## Dataset extract
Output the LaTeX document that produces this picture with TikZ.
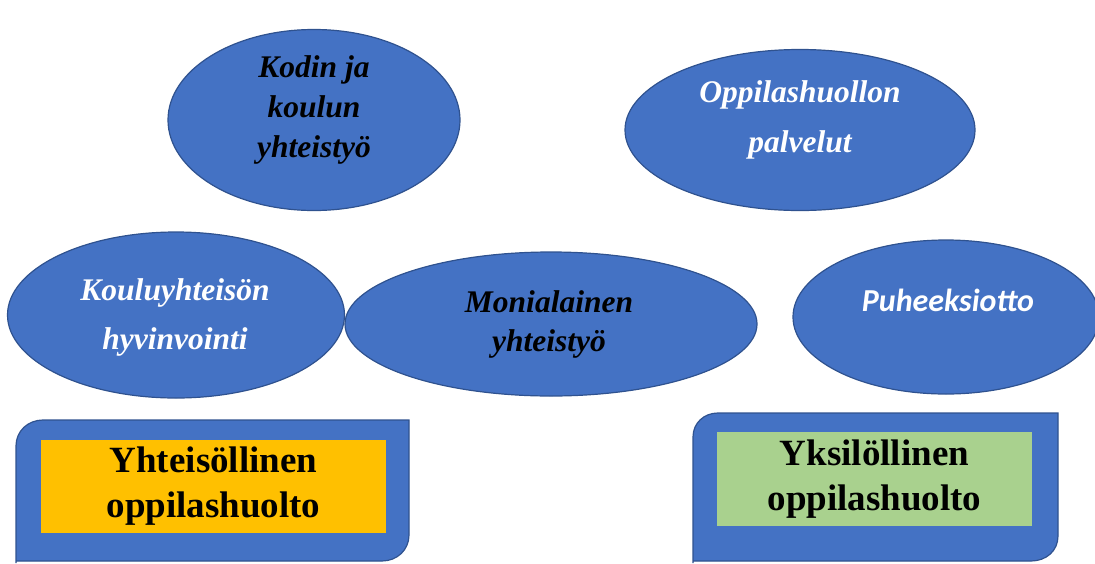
\documentclass[tikz,border=0pt]{standalone}
\usepackage{fontspec}
\setmainfont{Liberation Serif}
\newfontfamily\calibrifont{Carlito}
\usetikzlibrary{shapes.geometric}
\definecolor{ovalblue}{HTML}{4472C4}
\definecolor{ovaledge}{HTML}{2F528F}
\definecolor{boxorange}{HTML}{FFC000}
\definecolor{boxgreen}{HTML}{A9D18E}
\begin{document}
\begin{tikzpicture}[
		x=1pt, y=-1pt,
		oval/.style = {
			ellipse,
			draw=ovaledge,
			fill=ovalblue,
			line width=1.2pt,
			inner sep=0pt
		},
		ovaltext/.style = {
			align=center,
			inner sep=0pt,
			font=\fontsize{31.5}{40}\selectfont\bfseries\itshape
		},
		frame/.style = {
			draw=ovaledge,
			fill=ovalblue,
			line width=1.2pt
		},
		tagbox/.style = {
			align=center,
			inner sep=0pt,
			font=\fontsize{37}{45}\selectfont\bfseries
		}
	]
	\useasboundingbox (0,0) rectangle (1095,563);
	\clip (0,0) rectangle (1095,563);
	% ovals
	\node[oval, minimum width=292pt, minimum height=181pt] (kodin) at (314,120) {};
	\node[oval, minimum width=350pt, minimum height=161pt] (palvelut) at (800,130) {};
	\node[oval, minimum width=337pt, minimum height=166pt] (hyvinvointi) at (176,315) {};
	\node[oval, minimum width=412pt, minimum height=144pt] (monialainen) at (551,324) {};
	\node[oval, minimum width=306pt, minimum height=154pt] (puheeksi) at (946,317) {};
	\node[ovaltext] (kodin-txt) at (314,110) {Kodin ja\\koulun\\yhteistyö};
	\node[ovaltext, text=white, font=\fontsize{31.5}{50}\selectfont\bfseries\itshape] (palvelut-txt) at (800,120) {Oppilashuollon\\palvelut};
	\node[ovaltext, text=white, font=\fontsize{31.5}{49}\selectfont\bfseries\itshape] (hyvinvointi-txt) at (175,317) {Kouluyhteisön\\hyvinvointi};
	\node[ovaltext, font=\fontsize{31.5}{39}\selectfont\bfseries\itshape] (monialainen-txt) at (549,324) {Monialainen\\yhteistyö};
	\node[ovaltext, text=white, font=\fontsize{32}{36}\selectfont\calibrifont\bfseries\itshape] (puheeksi-txt) at (948,300) {Puheeksiotto};
	% bottom boxes
	\draw[frame] (16,563) -- (16,446) .. controls (16,431) and (28,420) .. (43,420) -- (409,420) -- (409,535) .. controls (409,550) and (397,561) .. (382,561) -- (16,561) -- cycle;
	\draw[frame] (693,563) -- (693,437) .. controls (693,423) and (704,413) .. (718,413) -- (1058,413) -- (1058,536) .. controls (1058,551) and (1046,561) .. (1031,561) -- (693,561) -- cycle;
	\node[tagbox, fill=boxorange, minimum width=345pt, minimum height=93pt] (yhteis) at (213.5,486.5) {Yhteisöllinen\\oppilashuolto};
	\node[tagbox, fill=boxgreen, minimum width=315pt, minimum height=94pt] (yksil) at (874.5,479) {Yksilöllinen\\oppilashuolto};
\end{tikzpicture}
\end{document}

## Exercise description
Output the material word for word, omitting its pictures.

## Expected answer
Output the LaTeX document that produces this picture with TikZ.
\documentclass[tikz,border=0pt]{standalone}
\usepackage{fontspec}
\setmainfont{Liberation Serif}
\newfontfamily\calibrifont{Carlito}
\usetikzlibrary{shapes.geometric}
\definecolor{ovalblue}{HTML}{4472C4}
\definecolor{ovaledge}{HTML}{2F528F}
\definecolor{boxorange}{HTML}{FFC000}
\definecolor{boxgreen}{HTML}{A9D18E}
\begin{document}
\begin{tikzpicture}[
		x=1pt, y=-1pt,
		oval/.style = {
			ellipse,
			draw=ovaledge,
			fill=ovalblue,
			line width=1.2pt,
			inner sep=0pt
		},
		ovaltext/.style = {
			align=center,
			inner sep=0pt,
			font=\fontsize{31.5}{40}\selectfont\bfseries\itshape
		},
		frame/.style = {
			draw=ovaledge,
			fill=ovalblue,
			line width=1.2pt
		},
		tagbox/.style = {
			align=center,
			inner sep=0pt,
			font=\fontsize{37}{45}\selectfont\bfseries
		}
	]
	\useasboundingbox (0,0) rectangle (1095,563);
	\clip (0,0) rectangle (1095,563);
	% ovals
	\node[oval, minimum width=292pt, minimum height=181pt] (kodin) at (314,120) {};
	\node[oval, minimum width=350pt, minimum height=161pt] (palvelut) at (800,130) {};
	\node[oval, minimum width=337pt, minimum height=166pt] (hyvinvointi) at (176,315) {};
	\node[oval, minimum width=412pt, minimum height=144pt] (monialainen) at (551,324) {};
	\node[oval, minimum width=306pt, minimum height=154pt] (puheeksi) at (946,317) {};
	\node[ovaltext] (kodin-txt) at (314,110) {Kodin ja\\koulun\\yhteistyö};
	\node[ovaltext, text=white, font=\fontsize{31.5}{50}\selectfont\bfseries\itshape] (palvelut-txt) at (800,120) {Oppilashuollon\\palvelut};
	\node[ovaltext, text=white, font=\fontsize{31.5}{49}\selectfont\bfseries\itshape] (hyvinvointi-txt) at (175,317) {Kouluyhteisön\\hyvinvointi};
	\node[ovaltext, font=\fontsize{31.5}{39}\selectfont\bfseries\itshape] (monialainen-txt) at (549,324) {Monialainen\\yhteistyö};
	\node[ovaltext, text=white, font=\fontsize{32}{36}\selectfont\calibrifont\bfseries\itshape] (puheeksi-txt) at (948,300) {Puheeksiotto};
	% bottom boxes
	\draw[frame] (16,563) -- (16,446) .. controls (16,431) and (28,420) .. (43,420) -- (409,420) -- (409,535) .. controls (409,550) and (397,561) .. (382,561) -- (16,561) -- cycle;
	\draw[frame] (693,563) -- (693,437) .. controls (693,423) and (704,413) .. (718,413) -- (1058,413) -- (1058,536) .. controls (1058,551) and (1046,561) .. (1031,561) -- (693,561) -- cycle;
	\node[tagbox, fill=boxorange, minimum width=345pt, minimum height=93pt] (yhteis) at (213.5,486.5) {Yhteisöllinen\\oppilashuolto};
	\node[tagbox, fill=boxgreen, minimum width=315pt, minimum height=94pt] (yksil) at (874.5,479) {Yksilöllinen\\oppilashuolto};
\end{tikzpicture}
\end{document}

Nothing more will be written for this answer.